7 November 2022
SHARM EL SHEIKH – Pembicaraan global untuk mengatasi perubahan iklim yang memburuk dimulai dengan hasil positif di Mesir pada hari Minggu dimana negara-negara sepakat untuk membahas dana bagi negara-negara miskin yang menderita kerugian dan kerusakan akibat dampak iklim yang semakin ekstrim.
Keputusan yang diambil pada jam-jam pembukaan Konferensi Perubahan Iklim Perserikatan Bangsa-Bangsa tahun 2022, atau COP27, memenuhi tuntutan utama negara-negara berkembang yang rentan terkena dampak banjir, badai, kekeringan, dan kenaikan permukaan air laut yang merugikan – bencana yang bukan merupakan akibat dari tindakan mereka.
Konferensi ini sekarang akan membahas bentuk dana dan sumber pendanaan, namun mungkin memerlukan waktu satu atau dua tahun lagi untuk menyempurnakan semua rinciannya.
Persoalan kerugian dan kerusakan menjadi isu yang sangat memecah belah dalam perundingan iklim PBB. Pada perundingan COP26 tahun lalu di Glasgow, negara-negara kaya nyaris menolak proposal pembentukan badan pembiayaan kerugian dan kerusakan.
Tugas COP27 adalah meningkatkan pendanaan untuk membantu negara-negara miskin menghijaukan perekonomian mereka dan menghadapi bencana terkait cuaca yang membuat mereka semakin terjerumus ke dalam utang.

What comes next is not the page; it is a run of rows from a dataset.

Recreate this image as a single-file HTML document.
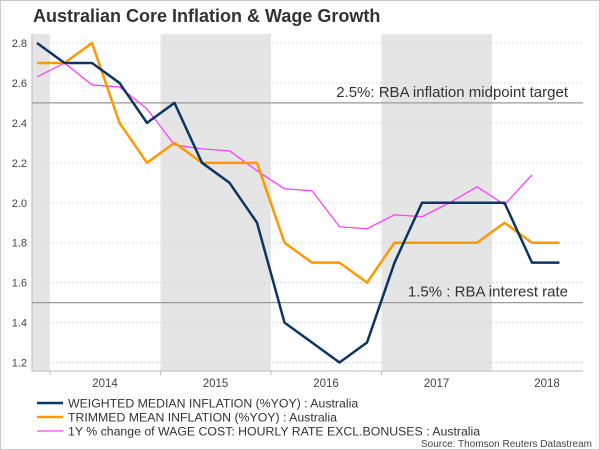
<!DOCTYPE html>
<html><head><meta charset="utf-8"><style>
body{margin:0;background:#fff}
#wrap{position:relative;width:598px;height:448px;border:1px solid #c8c8c8;background:#fff;overflow:hidden}
svg text{font-family:"Liberation Sans",Arial,sans-serif}
</style></head><body>
<div id="wrap">
<svg id="chart" width="598" height="448">
<text x="32" y="21" font-size="18" font-weight="bold" fill="#333">Australian Core Inflation &amp; Wage Growth</text>
<g id="plot"></g>
</svg>
</div>
<script>
const yTicks=[1.2,1.4,1.6,1.8,2.0,2.2,2.4,2.6,2.8];
const yearLabels=["2014","2015","2016","2017","2018"];
const weightedMedian=[2.8,2.7,2.7,2.6,2.4,2.5,2.2,2.1,1.9,1.4,1.3,1.2,1.3,1.7,2.0,2.0,2.0,2.0,1.7,1.7];
const trimmedMean=[2.7,2.7,2.8,2.4,2.2,2.3,2.2,2.2,2.2,1.8,1.7,1.7,1.6,1.8,1.8,1.8,1.8,1.9,1.8,1.8];
const wageGrowth=[2.63,2.7,2.59,2.58,2.47,2.29,2.27,2.26,2.16,2.07,2.06,1.88,1.87,1.94,1.93,2.0,2.08,1.99,2.14];
const refLines=[{v:2.5,label:"2.5%: RBA inflation midpoint target"},{v:1.5,label:"1.5% : RBA interest rate"}];
const shadedYears=[-1,1,3];

const NS="http://www.w3.org/2000/svg";
const g=document.getElementById('plot');
const X0=31,X1=582,TOP=33,AX=370;
const y=v=>42+(2.8-v)*199.7;
const x=i=>36+i*27.5;
const yearStart=k=>49+k*110.5;
function el(t,a){const e=document.createElementNS(NS,t);for(const k in a)e.setAttribute(k,a[k]);g.appendChild(e);return e;}

shadedYears.forEach(k=>{
  let a,b;
  if(k<0){a=X0;b=49;}else{a=yearStart(k);b=yearStart(k+1);}
  const r=el('rect',{x:a,y:TOP,width:b-a,height:AX-TOP,fill:'#e5e5e5'});
  
  
});
yTicks.forEach(v=>{
  const l=el('line',{x1:X0,x2:X1,y1:y(v),y2:y(v),stroke:'#d8d8d8','stroke-dasharray':'2,2','stroke-width':1});
  
  
  const t=el('text',{x:26,y:y(v)+4,'font-size':11,fill:'#444','text-anchor':'end'});
  t.textContent=v.toFixed(1);
  
  
});
const ya=el('line',{x1:X0,x2:X0,y1:TOP,y2:AX,stroke:'#bbb'});


const xa=el('line',{x1:X0,x2:X1,y1:AX,y2:AX,stroke:'#bbb'});


for(let k=0;k<4;k++){
  const tk=el('line',{x1:yearStart(k),x2:yearStart(k),y1:AX,y2:AX+4,stroke:'#bbb'});
  
  
}
yearLabels.forEach((s,k)=>{
  const t=el('text',{x:104+k*110.5,y:386,'font-size':11.5,fill:'#444','text-anchor':'middle'});
  t.textContent=s;
  
  
});
refLines.forEach(r=>{
  const l=el('line',{x1:X0,x2:X1,y1:y(r.v),y2:y(r.v),stroke:'#999','stroke-width':1.2});
  
  
  const t=el('text',{x:567,y:y(r.v)-6,'font-size':15,fill:'#333','text-anchor':'end'});
  t.textContent=r.label;
  
  
});
function series(arr,color,w,name){
  const p=el('polyline',{points:arr.map((v,i)=>x(i)+','+y(v)).join(' '),fill:'none',stroke:color,'stroke-width':w,'stroke-linejoin':'round'});
  
  
}
series(wageGrowth,'#ff40ff',1.3,'wage-growth-line');
series(trimmedMean,'#ff9900',2.5,'trimmed-mean-line');
series(weightedMedian,'#0d3564',2.5,'weighted-median-line');
const leg=[["#0d3564",2.5,"WEIGHTED MEDIAN INFLATION (%YOY) : Australia"],["#ff9900",2.5,"TRIMMED MEAN INFLATION (%YOY) : Australia"],["#ff40ff",1.3,"1Y % change of WAGE COST: HOURLY RATE EXCL.BONUSES : Australia"]];
leg.forEach((e,i)=>{
  const yy=402+i*14;
  const l=el('line',{x1:36,x2:62,y1:yy,y2:yy,stroke:e[0],'stroke-width':e[1]});
  
  
  const t=el('text',{x:67,y:yy+4.5,'font-size':12.3,fill:'#333'});
  t.textContent=e[2];
  
  
});
const src=el('text',{x:591,y:446,'font-size':10,fill:'#444','text-anchor':'end'});
src.textContent="Source: Thomson Reuters Datastream";


</script>
</body></html>
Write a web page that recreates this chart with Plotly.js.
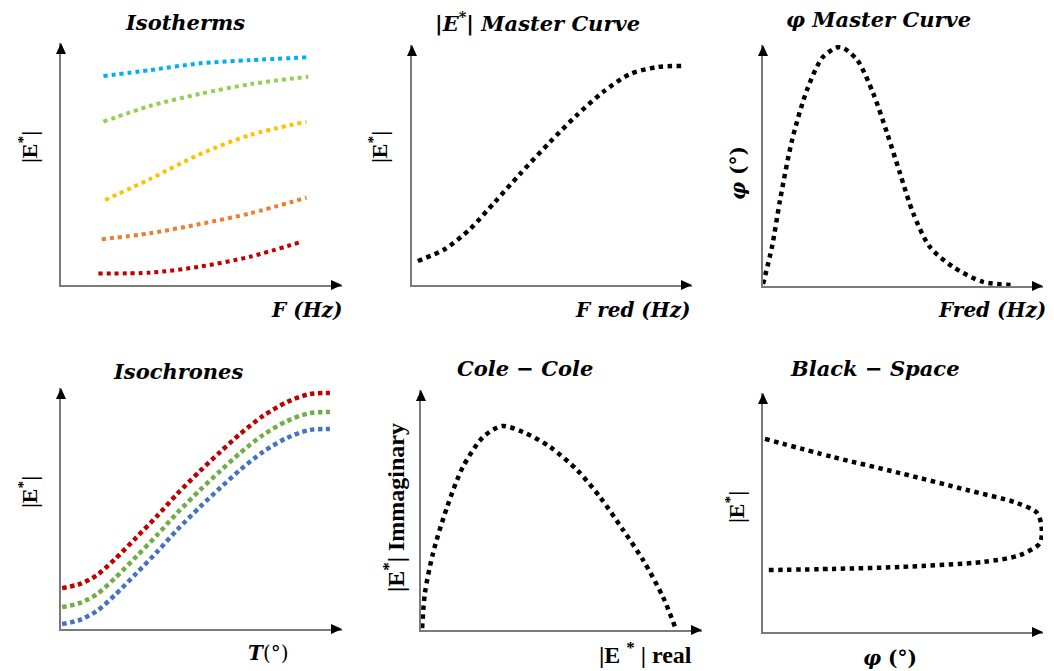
<!DOCTYPE html>
<html>
<head>
<meta charset="utf-8">
<script src="https://cdn.plot.ly/plotly-3.0.1.min.js"></script>
<style>html,body{margin:0;padding:0;background:#fff;}#chart{width:1054px;height:671px;}</style>
</head>
<body>
<div id="chart"></div>
<script>
// ---------- DATA (values in each panel's 0-100 schematic units) ----------
// Isotherms
const isoBlueX   = [15.1, 31.7, 49.5, 67.3, 88.0];
const isoBlueY   = [86.4, 88.8, 91.6, 92.9, 94.1];
const isoGreenX  = [15.1, 31.7, 49.5, 67.3, 88.0];
const isoGreenY  = [67.5, 74.0, 79.0, 83.0, 86.1];
const isoYellowX = [15.7, 31.7, 49.5, 67.3, 87.4];
const isoYellowY = [35.1, 43.8, 54.1, 62.0, 67.5];
const isoOrangeX = [14.5, 31.7, 49.5, 67.3, 87.4];
const isoOrangeY = [18.9, 21.4, 25.2, 29.6, 36.1];
const isoRedX    = [13.3, 31.7, 49.5, 67.3, 85.7];
const isoRedY    = [4.8, 5.1, 7.6, 11.7, 17.9];

// |E*| master curve
const mcX = [2.1, 11.8, 20.7, 29.6, 38.6, 49.3, 58.9, 68.2, 77.9, 87.5, 96.4];
const mcY = [10.0, 15.0, 23.3, 34.6, 46.3, 59.6, 70.8, 80.4, 87.9, 90.8, 91.3];

// phi master curve
const phiX = [0, 3.2, 6.1, 10.4, 15.7, 21.4, 27.5, 33.6, 39.3, 44.3, 48.9, 53.6, 59.6, 67.9, 78.6, 90.0];
const phiY = [0.8, 16.2, 35.7, 60.6, 81.3, 95.0, 99.2, 93.8, 80.1, 63.5, 46.9, 30.3, 16.2, 7.9, 1.7, 0.4];

// Isochrones
const ichX      = [0.4, 6.8, 12.8, 19.2, 27.0, 34.2, 41.3, 49.5, 56.6, 63.7, 71.9, 80.4, 88.6, 95.7];
const ichRedY   = [17.0, 18.7, 22.4, 29.0, 38.2, 46.9, 56.0, 65.6, 73.4, 80.9, 88.4, 94.2, 97.5, 97.9];
const ichGreenY = [9.1, 10.8, 14.5, 21.1, 30.3, 39.0, 48.1, 57.7, 65.5, 73.0, 80.5, 86.3, 89.6, 90.0];
const ichBlueY  = [2.1, 3.8, 7.5, 14.1, 23.3, 32.0, 41.1, 50.7, 58.5, 66.0, 73.5, 79.3, 82.6, 83.0];

// Cole-Cole
const ccX = [0.4, 1.4, 4.3, 9.3, 14.9, 22.1, 28.8, 36.3, 45.9, 55.5, 63.7, 71.9, 79.0, 86.1, 90.4];
const ccY = [0.8, 15.4, 32.1, 51.3, 67.9, 80.4, 85.0, 82.5, 76.3, 66.7, 55.4, 41.7, 29.2, 13.8, 1.3];

// Black space
const bsX = [0.7, 25.0, 48.9, 72.9, 90.7, 97.9, 99.5, 98.9, 91.8, 78.6, 48.9, 25.0, 1.8];
const bsY = [80.8, 73.2, 66.5, 59.4, 54.0, 49.8, 43.9, 37.2, 32.2, 29.3, 27.2, 26.4, 25.9];

// Text
const titles = ['Isotherms', '|<i>E</i><sup>*</sup>| Master Curve', 'φ Master Curve', 'Isochrones', 'Cole − Cole', 'Black − Space'];

// ---------- LAYOUT ----------
const W = 1054, H = 671;
const fx = v => v / W;
const fy = v => 1 - v / H;

// panel frames in pixels: origin (ox, oy), x-arrow tip, y-arrow tip
const frames = [
  {ox: 61,  oy: 285, tx: 342,  ty: 43},
  {ox: 412, oy: 285, tx: 692,  ty: 45},
  {ox: 763, oy: 286, tx: 1043, ty: 45},
  {ox: 61,  oy: 629, tx: 342,  ty: 388},
  {ox: 421, oy: 630, tx: 702,  ty: 390},
  {ox: 763, oy: 632, tx: 1043, ty: 393}
];

const layout = {
  width: W, height: H,
  margin: {l: 0, r: 0, t: 0, b: 0},
  paper_bgcolor: '#fff', plot_bgcolor: 'rgba(0,0,0,0)',
  showlegend: false,
  shapes: [], annotations: []
};

frames.forEach((f, i) => {
  const n = i === 0 ? '' : String(i + 1);
  const common = {showgrid: false, zeroline: false, showticklabels: false, ticks: '',
                  showline: true, linecolor: '#7a7a7a', linewidth: 2, range: [0, 100], fixedrange: true};
  layout['xaxis' + n] = Object.assign({}, common, {domain: [fx(f.ox), fx(f.tx)], anchor: 'y' + n});
  layout['yaxis' + n] = Object.assign({}, common, {domain: [fy(f.oy), fy(f.ty)], anchor: 'x' + n});
  // arrowheads (paper coords)
  const hw = 5, hl = 11;
  layout.shapes.push({type: 'path', xref: 'paper', yref: 'paper', fillcolor: '#000', line: {width: 0},
    path: `M ${fx(f.tx)} ${fy(f.oy)} L ${fx(f.tx - hl)} ${fy(f.oy - hw)} L ${fx(f.tx - hl)} ${fy(f.oy + hw)} Z`});
  layout.shapes.push({type: 'path', xref: 'paper', yref: 'paper', fillcolor: '#000', line: {width: 0},
    path: `M ${fx(f.ox)} ${fy(f.ty)} L ${fx(f.ox - hw)} ${fy(f.ty + hl)} L ${fx(f.ox + hw)} ${fy(f.ty + hl)} Z`});
});

const titleFont = {family: 'DejaVu Serif', size: 21, color: '#000'};
const titlePos = [[185, 22], [538, 22], [878, 20], [178, 371], [525, 368], [875, 368]];
titles.forEach((t, i) => {
  layout.annotations.push({xref: 'paper', yref: 'paper', x: fx(titlePos[i][0]), y: fy(titlePos[i][1]),
    xanchor: 'center', yanchor: 'middle', showarrow: false, text: '<b><i>' + t + '</i></b>', font: titleFont});
});

const serifB = {family: 'Liberation Serif', size: 22, color: '#000'};
const serifBL = {family: 'Liberation Serif', size: 24, color: '#000'};
const mathB = {family: 'DejaVu Serif', size: 20, color: '#000'};
function ann(text, x, y, font, opts) {
  layout.annotations.push(Object.assign({xref: 'paper', yref: 'paper', x: fx(x), y: fy(y),
    xanchor: 'center', yanchor: 'middle', showarrow: false, text: text, font: font}, opts || {}));
}
// x-axis labels
ann('<b><i>F (Hz)</i></b>', 344, 310, mathB, {xanchor: 'right'});
ann('<b><i>F red (Hz)</i></b>', 693, 310, mathB, {xanchor: 'right'});
ann('<b><i>Fred (Hz)</i></b>', 1048, 310, mathB, {xanchor: 'right'});
ann('<b><i>T</i></b>(°)', 268, 653, mathB);
ann('<b>|E <sup>*</sup> | real</b>', 694, 653, serifBL, {xanchor: 'right'});
ann('<b><i>φ</i> (°)</b>', 890, 658, mathB);
// y-axis labels
ann('<b>|E<sup>*</sup>|</b>', 28, 147, serifB, {textangle: -90});
ann('<b>|E<sup>*</sup>|</b>', 378, 147, serifB, {textangle: -90});
ann('<b><i>φ</i> (°)</b>', 738, 173, mathB, {textangle: -90});
ann('<b>|E<sup>*</sup>|</b>', 28, 492, serifB, {textangle: -90});
ann('<b>|E<sup>*</sup>| Immaginary</b>', 394, 508, serifBL, {textangle: -90});
ann('<b>|E<sup>*</sup>|</b>', 735, 507, serifB, {textangle: -90});

// ---------- TRACES ----------
function tr(x, y, color, axis, w, dash) {
  return {x: x, y: y, xaxis: 'x' + axis, yaxis: 'y' + axis, type: 'scatter', mode: 'lines',
    cliponaxis: false, hoverinfo: 'skip',
    line: {color: color, width: w, dash: dash, shape: 'spline', smoothing: 0.8}};
}
const d1 = '4px,4px', d2 = '4.5px,4.5px', d4 = '4.5px,3.5px';
const data = [
  tr(isoBlueX, isoBlueY, '#00B0F0', '', 4, d1),
  tr(isoGreenX, isoGreenY, '#92D050', '', 4, d1),
  tr(isoYellowX, isoYellowY, '#FFC000', '', 4, d1),
  tr(isoOrangeX, isoOrangeY, '#ED7D31', '', 4, d1),
  tr(isoRedX, isoRedY, '#C00000', '', 4, d1),
  tr(mcX, mcY, '#000', '2', 4.5, d2),
  tr(phiX, phiY, '#000', '3', 4.5, d2),
  tr(ichX, ichRedY, '#C00000', '4', 4.5, d4),
  tr(ichX, ichGreenY, '#70AD47', '4', 4.5, d4),
  tr(ichX, ichBlueY, '#4472C4', '4', 4.5, d4),
  tr(ccX, ccY, '#000', '5', 4.5, d2),
  tr(bsX, bsY, '#000', '6', 4.5, d2)
];

Plotly.newPlot('chart', data, layout, {staticPlot: true, displayModeBar: false});
</script>
</body>
</html>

“Kita telah mencapai titik di mana pendanaan menentukan atau menghancurkan program kerja yang ada di depan kita,” kata Alok Sharma dari Inggris, presiden COP26, pada pertemuan pembukaan. Dia menyerahkan jabatan presiden kepada Sameh Shoukry dari Mesir.
Lebih dari 45.000 delegasi dan 110 pemimpin dunia diperkirakan akan menghadiri konferensi dua minggu tersebut, pertemuan iklim tahunan PBB yang mempertemukan hampir 200 negara, masyarakat sipil, dunia usaha dan media.
Keputusan mengenai kerugian dan kerusakan terjadi setelah Organisasi Meteorologi Dunia (WMO) PBB mengatakan pada hari Minggu bahwa delapan tahun terakhir berada di jalur yang tepat untuk menjadi delapan tahun terpanas yang pernah tercatat.
Saat merilis laporan awal mengenai keadaan iklim global pada tahun 2022, WMO mengatakan bahwa konsentrasi gas rumah kaca yang terus meningkat dan akumulasi panas kembali menyebabkan kondisi ekstrem. Hal ini termasuk peningkatan dua kali lipat laju kenaikan permukaan air laut dalam 20 tahun terakhir, percepatan hilangnya gletser, dan rekor gelombang panas.
Lebih dari 130 negara berkembang yang tergabung dalam Kelompok 77 dan Tiongkok menghalangi mekanisme pendanaan yang akan memberikan kompensasi kepada negara-negara yang lebih miskin dan rentan seperti Pakistan dan negara-negara kepulauan yang dilanda badai di Pasifik dan Karibia atas kerusakan terkait iklim.
Negara-negara kaya, yang paling disalahkan atas pelepasan gas rumah kaca ke atmosfer, telah lama menentang segala hal yang akan mengikat mereka pada kompensasi jangka panjang atas dampak iklim.
Namun dalam beberapa bulan terakhir, negara-negara penghasil emisi terbesar, yaitu Uni Eropa dan Amerika Serikat, telah melunakkan penolakan mereka.
“Akhirnya, penyediaan dana untuk mengatasi kerugian dan kerusakan akibat dampak iklim merupakan agenda perundingan iklim PBB,” kata Ani Dasgupta, presiden dan CEO lembaga pemikir World Resources Institute yang berbasis di Washington.
“Dengan dampak perubahan iklim yang menghancurkan komunitas di sekitar kita, komunitas internasional tidak bisa lagi mengalihkan pandangan mereka dari dampak pemanasan global yang mematikan dan merugikan,” katanya dalam sebuah pernyataan.